● **Task instructions**:
Retype verbatim only the lines below, starting at the one that contains "Write the Apache ECharts code for this chart." and ending at the one that contains "10.0,9.3,8.8,8.3,8.2,8.5,9.3,10.6,11.8,12.1,12.3,12.9];". Pictures are excluded from the copy.

● **Stored rows**:
— Start —

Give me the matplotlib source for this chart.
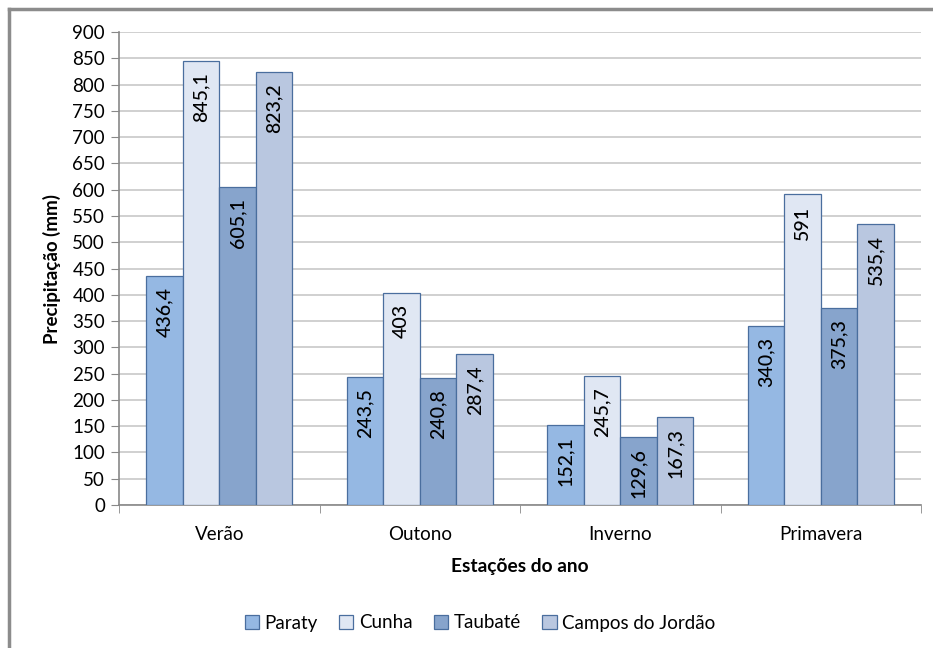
import matplotlib.pyplot as plt
import numpy as np
from matplotlib.lines import Line2D

plt.rcParams['font.family'] = ['Lato', 'DejaVu Sans']

seasons = ['Verão', 'Outono', 'Inverno', 'Primavera']
stations = ['Paraty', 'Cunha', 'Taubaté', 'Campos do Jordão']
paraty = [436.4, 243.5, 152.1, 340.3]
cunha = [845.1, 403, 245.7, 591]
taubate = [605.1, 240.8, 129.6, 375.3]
campos = [823.2, 287.4, 167.3, 535.4]

series = [paraty, cunha, taubate, campos]
colors = ['#95B8E3', '#E0E7F3', '#87A4CC', '#B9C7E0']
edge = '#4A6E9E'

fig = plt.figure(figsize=(9.33, 6.48), dpi=100)
ax = fig.add_axes([119 / 933, 1 - 505 / 648, 802 / 933, 473 / 648])

x = np.arange(len(seasons))
w = 0.182
for i, (vals, col, name) in enumerate(zip(series, colors, stations)):
    pos = x + (i - 1.5) * w
    bars = ax.bar(pos, vals, w, color=col, edgecolor=edge, linewidth=0.9,
                  label=name, zorder=3)
    for b, v in zip(bars, vals):
        lbl = ('%g' % v).replace('.', ',')
        ax.annotate(lbl, (b.get_x() + b.get_width() / 2, v),
                    xytext=(0, -8), textcoords='offset points',
                    rotation=90, ha='center', va='top', fontsize=14,
                    fontweight='medium', color='black', zorder=4)

ax.set_xlim(-0.5, 3.5)
ax.set_ylim(0, 900)
ax.set_yticks(np.arange(0, 901, 50))
ax.yaxis.grid(True, color='#C8C8C8', linewidth=1.2, zorder=0)
ax.set_xticks(x)
ax.set_xticklabels(seasons)
ax.set_xticks(np.arange(-0.5, 3.6, 1), minor=True)
ax.tick_params(axis='x', which='major', length=0, pad=15, labelsize=13.5)
ax.tick_params(axis='x', which='minor', length=6, color='#888888')
ax.tick_params(axis='y', length=6, color='#888888', labelsize=13.5, pad=4)
for s in ['top', 'right']:
    ax.spines[s].set_visible(False)
ax.spines['left'].set_color('#888888')
ax.spines['bottom'].set_color('#888888')
ax.spines['left'].set_linewidth(1.2)
ax.spines['bottom'].set_linewidth(1.2)

ax.set_ylabel('Precipitação (mm)', fontsize=13.5, fontweight='bold', labelpad=8)
ax.set_xlabel('Estações do ano', fontsize=13.8, fontweight='bold', labelpad=11)

ax.legend(loc='center', bbox_to_anchor=(480 / 933, 1 - 623 / 648),
          bbox_transform=fig.transFigure, ncol=4, frameon=False,
          fontsize=13.5, handlelength=0.75, handleheight=0.75,
          handletextpad=0.3, columnspacing=1.15)

# outer chart frame
fig.add_artist(Line2D([9 / 933, 9 / 933], [0, 1 - 9 / 648], color='#8C8C8C',
                      linewidth=2.5, transform=fig.transFigure))
fig.add_artist(Line2D([9 / 933, 1], [1 - 9 / 648, 1 - 9 / 648], color='#8C8C8C',
                      linewidth=2.5, transform=fig.transFigure))

fig.savefig('out.png', dpi=100)
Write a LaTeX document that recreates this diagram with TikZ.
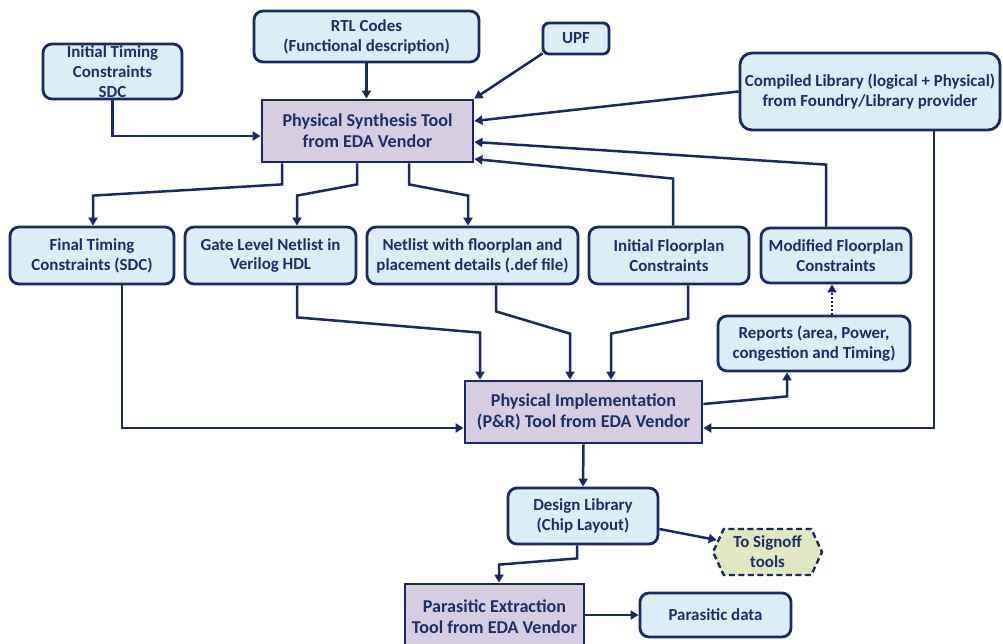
\documentclass[tikz,border=0pt]{standalone}
\usepackage{fontspec}
\setmainfont{Carlito}
\usetikzlibrary{arrows.meta,shapes.symbols}
\definecolor{navy}{HTML}{1A2A5C}
\definecolor{inktext}{HTML}{1D2F63}
\definecolor{boxblue}{HTML}{DCEDF5}
\definecolor{toolpurple}{HTML}{D7CDE1}
\definecolor{signoffgreen}{HTML}{E1E6C3}
\tikzset{
  infobox/.style={draw=navy, line width=2.8pt, fill=boxblue, rounded corners=9pt,
    align=center, inner sep=0pt, text=inktext,
    font=\fontsize{16.9}{19.8}\selectfont\bfseries},
  toolbox/.style={draw=navy, line width=2.8pt, fill=toolpurple,
    align=center, inner sep=0pt, text=inktext,
    font=\fontsize{18.1}{21}\selectfont\bfseries},
  link/.style={draw=navy, line width=2.5pt, -{Triangle[length=8pt,width=9pt]}},
  dotlink/.style={link, dash pattern=on 2pt off 2pt}
}
\begin{document}
\begin{tikzpicture}[x=1pt,y=-1pt]
\useasboundingbox (0,0) rectangle (1003,643);
\fill[white] (0,0) rectangle (1003,643);

% input boxes
\node[infobox, minimum width=139pt, minimum height=55pt] (itc) at (112.5,71.5) {Initial Timing\\Constraints\\SDC};
\node[infobox, minimum width=225pt, minimum height=51pt] (rtl) at (366.5,36.5) {RTL Codes\\(Functional description)};
\node[infobox, minimum width=66pt, minimum height=31pt, rounded corners=6pt] (upf) at (576,38.5) {UPF};
\node[infobox, minimum width=260pt, minimum height=77pt, rounded corners=12pt] (lib) at (870,91.5) {Compiled Library (logical + Physical)\\from Foundry/Library provider};

% synthesis
\node[toolbox, minimum width=211pt, minimum height=62pt] (pst) at (367.5,131) {Physical Synthesis Tool\\from EDA Vendor};

% synthesis outputs / constraints
\node[infobox, minimum width=164pt, minimum height=57pt] (ftc) at (92,255.5) {Final Timing\\Constraints (SDC)};
\node[infobox, minimum width=171pt, minimum height=57pt] (gln) at (270.5,255.5) {Gate Level Netlist in\\Verilog HDL};
\node[infobox, minimum width=211pt, minimum height=57pt] (nfp) at (472.5,255.5) {Netlist with floorplan and\\placement details (.def file)};
\node[infobox, minimum width=160pt, minimum height=57pt] (ifp) at (669,255.5) {Initial Floorplan\\Constraints};
\node[infobox, minimum width=150pt, minimum height=55pt] (mfp) at (836,255.5) {Modified Floorplan\\Constraints};
\node[infobox, minimum width=192pt, minimum height=55pt] (rep) at (814,343.5) {Reports (area, Power,\\congestion and Timing)};

% place and route
\node[toolbox, minimum width=237pt, minimum height=62pt] (pi) at (583.5,412) {Physical Implementation\\(P\&R) Tool from EDA Vendor};

% layout and extraction
\node[infobox, minimum width=150pt, minimum height=56pt] (dl) at (583,516) {Design Library\\(Chip Layout)};
\node[signal, signal to=west and east, signal pointer angle=130,
  draw=navy, line width=2.4pt, dash pattern=on 6pt off 3.5pt, fill=signoffgreen, align=center,
  inner sep=0pt, minimum width=109pt, minimum height=46pt, text=inktext,
  font=\fontsize{16.9}{19.8}\selectfont\bfseries] (so) at (767.5,552) {To Signoff\\tools};
\node[toolbox, minimum width=179pt, minimum height=66pt] (pe) at (494.5,617) {Parasitic Extraction\\Tool from EDA Vendor};
\node[infobox, minimum width=151pt, minimum height=44pt] (pd) at (715.5,615) {Parasitic data};

% inputs to synthesis
\draw[link] (itc.south) |- ([yshift=-5pt]pst.west);
\draw[link] (rtl.south) -- (rtl.south |- pst.north);
\draw[link] ([xshift=1pt,yshift=2pt]upf.south west) -- (pst.north east);
\draw[link] (lib.west) -- ([yshift=10pt]pst.east);
\draw[link] ([xshift=-10pt]mfp.north) -- ++(0,-62) -- ([yshift=-11pt]pst.east);
\draw[link] ([xshift=4pt]ifp.north) -- ++(0,-47) -- ([yshift=-28pt]pst.east);

% synthesis outputs
\draw[link] ([xshift=-85.5pt]pst.south) -- ++(0,21) -- ([xshift=1pt,yshift=30pt]ftc.north) -- ([xshift=1pt]ftc.north);
\draw[link] ([xshift=-10.5pt]pst.south) -- ++(0,21) -- ([xshift=26.5pt,yshift=30pt]gln.north) -- ([xshift=26.5pt]gln.north);
\draw[link] ([xshift=41.5pt]pst.south) -- ++(0,21) -- ([xshift=-4.5pt,yshift=30pt]nfp.north) -- ([xshift=-4.5pt]nfp.north);

% inputs to place and route
\draw[link] ([xshift=30pt]ftc.south) |- ([yshift=-16pt]pi.west);
\draw[link] ([xshift=26.5pt]gln.south) -- ++(0,32) -- ([xshift=-103.5pt,yshift=47pt]pi.north) -- ([xshift=-103.5pt]pi.north);
\draw[link] ([xshift=23.5pt]nfp.south) -- ++(0,26) -- ([xshift=-13.5pt,yshift=46pt]pi.north) -- ([xshift=-13.5pt]pi.north);
\draw[link] ([xshift=19pt]ifp.south) -- ++(0,33) -- ([xshift=27.5pt,yshift=46pt]pi.north) -- ([xshift=27.5pt]pi.north);
\draw[link] ([xshift=64pt]lib.south) |- ([yshift=-16pt]pi.east);

% reports feedback
\draw[link] ([yshift=8pt]pi.east) -- ([xshift=-27pt,yshift=-24pt]rep.south) -- ([xshift=-27pt]rep.south);
\draw[dotlink] ([xshift=18pt]rep.north) -- ([xshift=-4pt]mfp.south);

% layout and extraction
\draw[link] (pi.south) -- (dl.north);
\draw[link] ([yshift=-13pt]dl.east) -- ([xshift=5pt,yshift=12pt]so.west);
\draw[link] ([xshift=-6pt]dl.south) -- ++(0,13) -- ([xshift=4.5pt,yshift=18pt]pe.north) -- ([xshift=4.5pt]pe.north);
\draw[link] (pe.east |- pd.west) -- (pd.west);
\end{tikzpicture}
\end{document}
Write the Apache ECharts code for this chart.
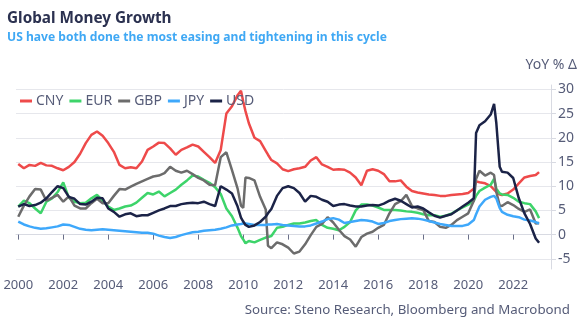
<!DOCTYPE html>
<html>
<head>
<meta charset="utf-8">
<script src="https://cdn.jsdelivr.net/npm/echarts@6/dist/echarts.min.js"></script>
<style>
html,body{margin:0;padding:0;background:#fff;}
#chart{width:580px;height:331px;}
</style>
</head>
<body>
<div id="chart"></div>
<script>
const dates = [2000.00,2000.25,2000.50,2000.75,2001.00,2001.25,2001.50,2001.75,2002.00,2002.25,2002.50,2002.75,
2003.00,2003.25,2003.50,2003.75,2004.00,2004.25,2004.50,2004.75,2005.00,2005.25,2005.50,2005.75,
2006.00,2006.25,2006.50,2006.75,2007.00,2007.25,2007.50,2007.75,2008.00,2008.25,2008.50,2008.75,
2009.00,2009.25,2009.50,2009.75,2009.90,2010.00,2010.10,2010.25,2010.50,2010.75,2011.00,2011.10,2011.25,2011.50,2011.75,
2012.00,2012.25,2012.50,2012.75,2013.00,2013.25,2013.50,2013.75,2014.00,2014.25,2014.50,2014.75,
2015.00,2015.25,2015.50,2015.75,2016.00,2016.25,2016.50,2016.75,2017.00,2017.25,2017.50,2017.75,
2018.00,2018.25,2018.50,2018.75,2019.00,2019.25,2019.50,2019.75,2020.00,2020.25,2020.35,2020.50,2020.75,
2021.00,2021.15,2021.25,2021.40,2021.50,2021.75,2022.00,2022.25,2022.50,2022.75,2023.00,2023.15];

const cny = [14.6,13.7,14.4,14.2,14.8,14.3,14.2,13.7,13.3,14.0,15.0,16.7,
18.9,20.6,21.3,20.4,18.9,17.1,14.4,13.7,13.9,13.7,15.1,17.5,
18.2,19.0,18.9,17.8,16.5,17.5,18.0,18.6,18.2,17.1,16.0,14.8,
17.5,25.0,26.5,28.8,29.7,27.5,25.5,23.0,20.0,19.3,17.3,16.5,15.4,14.7,13.5,
13.1,13.5,13.7,14.0,15.3,16.0,14.5,14.0,13.4,13.5,13.4,12.8,
11.8,10.2,13.2,13.5,13.2,12.5,11.0,11.0,11.2,9.9,9.0,8.7,
8.5,8.3,8.2,8.0,8.0,8.2,8.3,8.4,8.6,9.5,11.0,10.8,10.6,
10.0,9.3,8.8,8.3,8.2,8.5,9.3,10.6,11.8,12.1,12.3,12.9];

const eur = [5.8,7.0,6.5,5.4,4.4,6.8,7.5,8.8,10.8,7.6,6.8,6.5,
6.6,7.5,8.2,7.0,5.8,5.1,5.4,5.8,6.0,6.6,7.6,8.6,
8.3,8.9,7.9,8.6,9.3,10.3,11.2,12.2,12.0,11.3,10.7,9.8,
8.4,5.4,3.8,1.4,-0.3,-1.0,-1.8,-1.3,-1.6,-1.1,-0.6,-0.5,-0.3,1.4,1.6,
2.0,2.3,2.3,2.5,2.8,3.0,2.0,1.4,1.2,0.9,1.6,2.6,
5.0,6.2,6.2,6.0,5.6,5.1,5.1,5.1,5.0,4.8,4.7,4.5,
4.2,4.0,4.0,3.7,3.9,4.3,5.0,5.6,6.2,7.0,8.0,9.0,9.7,
10.3,11.5,9.5,8.5,8.3,8.2,7.6,6.8,6.5,6.3,4.8,3.4];

const gbp = [3.7,6.0,7.9,9.4,9.3,7.0,7.6,8.2,6.8,7.9,6.0,5.4,
5.4,6.5,7.4,6.5,6.5,8.0,9.4,9.3,9.9,10.5,11.0,11.5,
12.0,12.2,12.7,14.0,13.2,12.8,13.2,12.5,11.7,11.2,10.3,10.2,
16.0,17.0,13.3,9.5,6.0,5.5,11.8,11.7,11.2,7.8,5.2,-2.3,-2.8,-1.6,-2.0,
-2.7,-3.9,-3.5,-2.0,-0.1,1.6,2.2,3.6,2.5,1.0,-0.3,-1.0,
-2.5,-0.5,0.2,0.6,1.4,2.0,4.4,6.3,6.9,8.2,5.9,5.4,
5.1,2.8,2.6,1.6,1.4,2.0,3.0,3.7,4.4,7.0,11.5,13.2,12.2,
12.8,12.3,8.8,6.0,5.9,6.7,6.1,5.3,4.7,5.2,2.3,2.4];

const jpy = [2.7,2.1,1.7,1.4,1.2,1.3,1.5,1.7,2.1,2.0,1.6,1.2,
1.0,0.9,1.0,1.1,1.0,0.9,0.8,0.7,0.6,0.5,0.4,0.4,
0.2,-0.2,-0.5,-0.7,-0.5,-0.1,0.2,0.5,0.6,0.8,0.9,1.0,
1.2,1.5,1.9,2.1,2.2,2.3,2.3,2.2,2.0,2.0,2.0,2.1,2.1,2.2,2.0,
1.9,1.8,1.7,1.7,1.9,2.3,2.7,3.2,3.4,3.1,2.4,2.6,
2.8,3.0,2.9,2.7,2.2,2.4,2.8,3.0,3.2,3.3,3.4,3.3,
3.1,2.8,2.5,2.2,2.0,1.8,1.8,1.8,2.1,3.0,4.2,5.8,7.2,
7.8,8.0,7.5,5.5,4.7,4.1,3.8,3.6,3.1,2.9,2.6,2.3];

const usd = [5.8,6.3,5.9,6.1,6.6,7.5,8.8,10.0,9.6,7.8,7.4,6.3,
6.2,6.8,7.6,7.5,5.4,4.7,3.7,4.2,4.4,3.8,4.0,4.0,
4.5,5.0,5.4,5.9,5.9,6.3,6.5,6.6,6.5,6.8,6.3,5.9,
10.0,9.3,8.5,5.8,3.5,2.7,2.0,1.6,1.9,2.6,3.7,4.4,5.3,8.0,9.6,
10.0,9.6,8.6,6.8,8.0,7.8,7.2,6.8,5.9,6.2,6.3,6.0,
5.8,5.8,6.0,6.1,6.0,6.4,7.0,7.4,7.0,6.3,5.6,5.8,
5.4,4.6,3.9,3.5,3.9,4.2,5.0,5.8,6.6,7.5,21.0,22.6,23.4,
24.8,27.0,23.0,14.0,13.0,12.8,11.7,7.5,4.4,2.2,-0.8,-1.7];

const seriesNames = ['CNY','EUR','GBP','JPY','USD'];
const seriesValues = [cny, eur, gbp, jpy, usd];
const seriesColors = ['#ee4a4a','#3dd46a','#6c6c6c','#3ea8fb','#1b2347'];
const xTickValues = [2000,2002,2004,2006,2008,2010,2012,2014,2016,2018,2020,2022];
const yTickValues = [-5,0,5,10,15,20,25,30];

const FONT = 'Noto Sans';
const chart = echarts.init(document.getElementById('chart'), null, {renderer:'canvas'});
chart.setOption({
  animation:false,
  backgroundColor:'#ffffff',
  title:[
    {text:'Global Money Growth', left:7, top:11, padding:0,
     textStyle:{fontFamily:FONT, fontSize:15.3, fontWeight:'bold', color:'#2b3150'}},
    {text:'US have both done the most easing and tightening in this cycle', left:7, top:32, padding:0,
     textStyle:{fontFamily:FONT, fontSize:12.1, fontWeight:'bold', color:'#3fa8f4'}},
    {text:'YoY % Δ', right:3, top:58, padding:0,
     textStyle:{fontFamily:FONT, fontSize:14, fontWeight:'normal', color:'#565c78'}},
    {text:'Source: Steno Research, Bloomberg and Macrobond', right:10, top:304, padding:0,
     textStyle:{fontFamily:FONT, fontSize:13.3, fontWeight:'normal', color:'#565c78'}}
  ],
  legend:{
    data:seriesNames, left:20, top:94, padding:0, itemWidth:12, itemHeight:3, itemGap:6, icon:'rect',
    textStyle:{fontFamily:FONT, fontSize:14, color:'#565c78', padding:[0,0,0,-1]}
  },
  grid:{left:16, right:29, top:85, bottom:62, containLabel:false},
  xAxis:{
    type:'value', min:1999.9, max:2023.68,
    axisLine:{show:true, lineStyle:{color:'#d8dae2', width:1}},
    axisTick:{show:true, length:5, customValues:xTickValues, lineStyle:{color:'#6a6f88'}},
    axisLabel:{customValues:xTickValues, margin:10, fontFamily:FONT, fontSize:13, color:'#565c78',
      formatter:function(v){return String(Math.round(v));}},
    splitLine:{show:false}
  },
  yAxis:{
    type:'value', position:'right', min:-7.1, max:30.9,
    axisLine:{show:true, lineStyle:{color:'#d8dae2', width:1}},
    axisTick:{show:true, length:5, customValues:yTickValues, lineStyle:{color:'#d8dae2'}},
    axisLabel:{customValues:yTickValues, margin:7, fontFamily:FONT, fontSize:14, color:'#565c78'},
    splitLine:{show:true, lineStyle:{color:'#e6e7ec', width:1}}
  },
  series: seriesNames.map(function(n,i){
    return {
      name:n, type:'line', showSymbol:false, symbol:'none',
      lineStyle:{width:2.5, color:seriesColors[i]}, itemStyle:{color:seriesColors[i]},
      data: dates.map(function(d,j){return [d, seriesValues[i][j]];})
    };
  })
});
</script>
</body>
</html>
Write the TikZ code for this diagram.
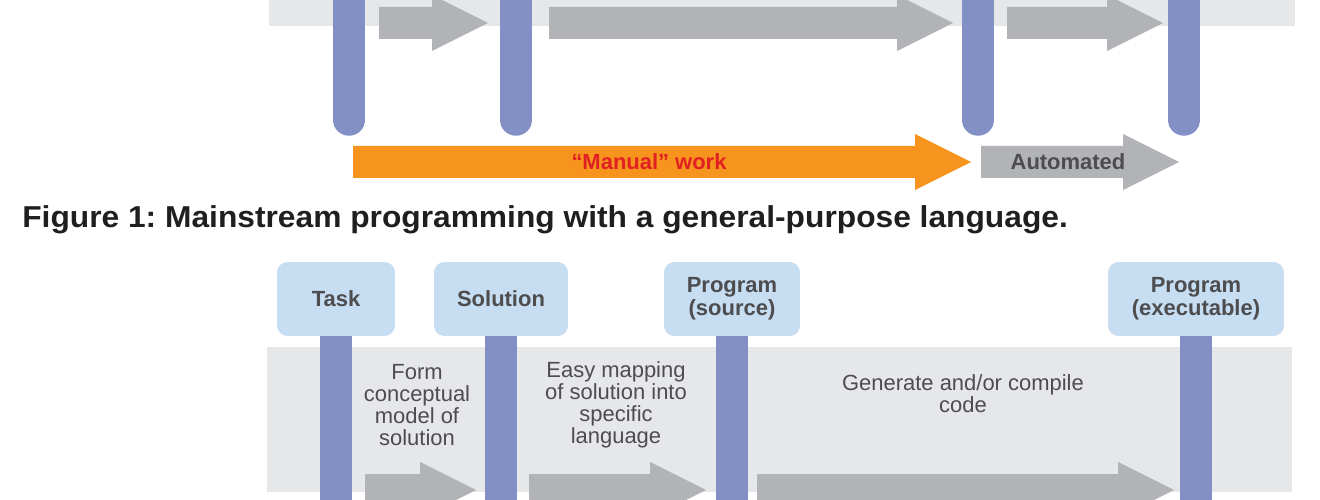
\documentclass[tikz,border=0pt]{standalone}
\usepackage{fontspec}
\setmainfont{Liberation Sans}
\newfontfamily\captionfont[FakeStretch=1.05]{Liberation Sans}
\usepackage{xcolor}
\usetikzlibrary{positioning, calc}
\frenchspacing
\definecolor{barblue}{RGB}{130,144,198}
\definecolor{bandgray}{RGB}{230,231,232}
\definecolor{arrowgray}{RGB}{177,179,182}
\definecolor{workorange}{RGB}{247,148,29}
\definecolor{boxblue}{RGB}{199,221,242}
\definecolor{labelgray}{RGB}{77,77,79}
\definecolor{manualred}{RGB}{225,32,36}
\tikzset{
    stagebox/.style={rectangle, rounded corners=6pt, fill=boxblue,
                     minimum height=1.48cm, inner sep=0pt, align=center,
                     font=\fontsize{12.5}{13}\selectfont\bfseries, text=labelgray},
    band/.style={fill=bandgray},
    bar/.style={line width=0.63cm, draw=barblue},
    steptext/.style={align=center, inner sep=0pt, text=labelgray,
                     font=\fontsize{12.5}{12.5}\selectfont},
    worktext/.style={inner sep=0pt, font=\fontsize{12.5}{12.5}\selectfont\bfseries}
}
% block arrow: tail x, tip x, centre y, colour
\newcommand{\blockarrow}[4]{%
  \fill[#4] (#1,#3-16) -- (#2-56,#3-16) -- (#2-56,#3-28) -- (#2,#3)
     -- (#2-56,#3+28) -- (#2-56,#3+16) -- (#1,#3+16) -- cycle;}

\begin{document}
\begin{tikzpicture}[x=0.02cm, y=-0.02cm]
\clip (0,0) rectangle (1320,500);

% figure 1
\fill[band] (269,-10) rectangle (1295,26);
\blockarrow{379}{488}{23}{arrowgray}
\blockarrow{549}{953}{23}{arrowgray}
\blockarrow{1007}{1163}{23}{arrowgray}
\coordinate (b1) at (349,120);
\coordinate (b2) at (516,120);
\coordinate (b3) at (978,120);
\coordinate (b4) at (1184,120);
\foreach \b in {b1,b2,b3,b4}
  \draw[bar, line cap=round] (\b) -- ++(0,-160);

\blockarrow{353}{971}{162}{workorange}
\blockarrow{981}{1179}{162}{arrowgray}
\node[worktext, text=manualred]  at (649,162) (manual) {“Manual” work};
\node[worktext, text=labelgray]  at (1068,162) (auto)  {Automated};

\node[anchor=base west, inner sep=0pt, text=black!88,
      font=\captionfont\fontsize{17.2}{17.2}\selectfont\bfseries] at (22,228) (caption)
      {Figure 1: Mainstream programming with a general-purpose language.};

% figure 2
\fill[band] (267,347) rectangle (1292,492);
\blockarrow{365}{476}{490}{arrowgray}
\blockarrow{529}{706}{490}{arrowgray}
\blockarrow{757}{1174}{490}{arrowgray}

\node[stagebox, minimum width=2.36cm] at (336,299)  (task)     {Task};
\node[stagebox, minimum width=2.68cm] at (501,299)  (solution) {Solution};
\node[stagebox, minimum width=2.72cm] at (732,299)  (source)   {Program\\(source)};
\node[stagebox, minimum width=3.52cm] at (1196,299) (exec)     {Program\\(executable)};
\foreach \s in {task,solution,source,exec}
  \draw[bar] (\s.south) -- ++(0,200);

\node[steptext] at (417,405) (form)     {Form\\conceptual\\model of\\solution};
\node[steptext] at (616,405) (mapping)  {Easy mapping\\of solution into\\specific\\language};
\node[steptext] at (963,394) (generate) {Generate and/or compile\\code};
\end{tikzpicture}
\end{document}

— End —

● **Solution to this problem**:
Write the Apache ECharts code for this chart.
<!DOCTYPE html>
<html>
<head>
<meta charset="utf-8">
<script src="https://cdn.jsdelivr.net/npm/echarts@6/dist/echarts.min.js"></script>
<style>
html,body{margin:0;padding:0;background:#fff;}
#chart{width:580px;height:331px;}
</style>
</head>
<body>
<div id="chart"></div>
<script>
const dates = [2000.00,2000.25,2000.50,2000.75,2001.00,2001.25,2001.50,2001.75,2002.00,2002.25,2002.50,2002.75,
2003.00,2003.25,2003.50,2003.75,2004.00,2004.25,2004.50,2004.75,2005.00,2005.25,2005.50,2005.75,
2006.00,2006.25,2006.50,2006.75,2007.00,2007.25,2007.50,2007.75,2008.00,2008.25,2008.50,2008.75,
2009.00,2009.25,2009.50,2009.75,2009.90,2010.00,2010.10,2010.25,2010.50,2010.75,2011.00,2011.10,2011.25,2011.50,2011.75,
2012.00,2012.25,2012.50,2012.75,2013.00,2013.25,2013.50,2013.75,2014.00,2014.25,2014.50,2014.75,
2015.00,2015.25,2015.50,2015.75,2016.00,2016.25,2016.50,2016.75,2017.00,2017.25,2017.50,2017.75,
2018.00,2018.25,2018.50,2018.75,2019.00,2019.25,2019.50,2019.75,2020.00,2020.25,2020.35,2020.50,2020.75,
2021.00,2021.15,2021.25,2021.40,2021.50,2021.75,2022.00,2022.25,2022.50,2022.75,2023.00,2023.15];

const cny = [14.6,13.7,14.4,14.2,14.8,14.3,14.2,13.7,13.3,14.0,15.0,16.7,
18.9,20.6,21.3,20.4,18.9,17.1,14.4,13.7,13.9,13.7,15.1,17.5,
18.2,19.0,18.9,17.8,16.5,17.5,18.0,18.6,18.2,17.1,16.0,14.8,
17.5,25.0,26.5,28.8,29.7,27.5,25.5,23.0,20.0,19.3,17.3,16.5,15.4,14.7,13.5,
13.1,13.5,13.7,14.0,15.3,16.0,14.5,14.0,13.4,13.5,13.4,12.8,
11.8,10.2,13.2,13.5,13.2,12.5,11.0,11.0,11.2,9.9,9.0,8.7,
8.5,8.3,8.2,8.0,8.0,8.2,8.3,8.4,8.6,9.5,11.0,10.8,10.6,
10.0,9.3,8.8,8.3,8.2,8.5,9.3,10.6,11.8,12.1,12.3,12.9];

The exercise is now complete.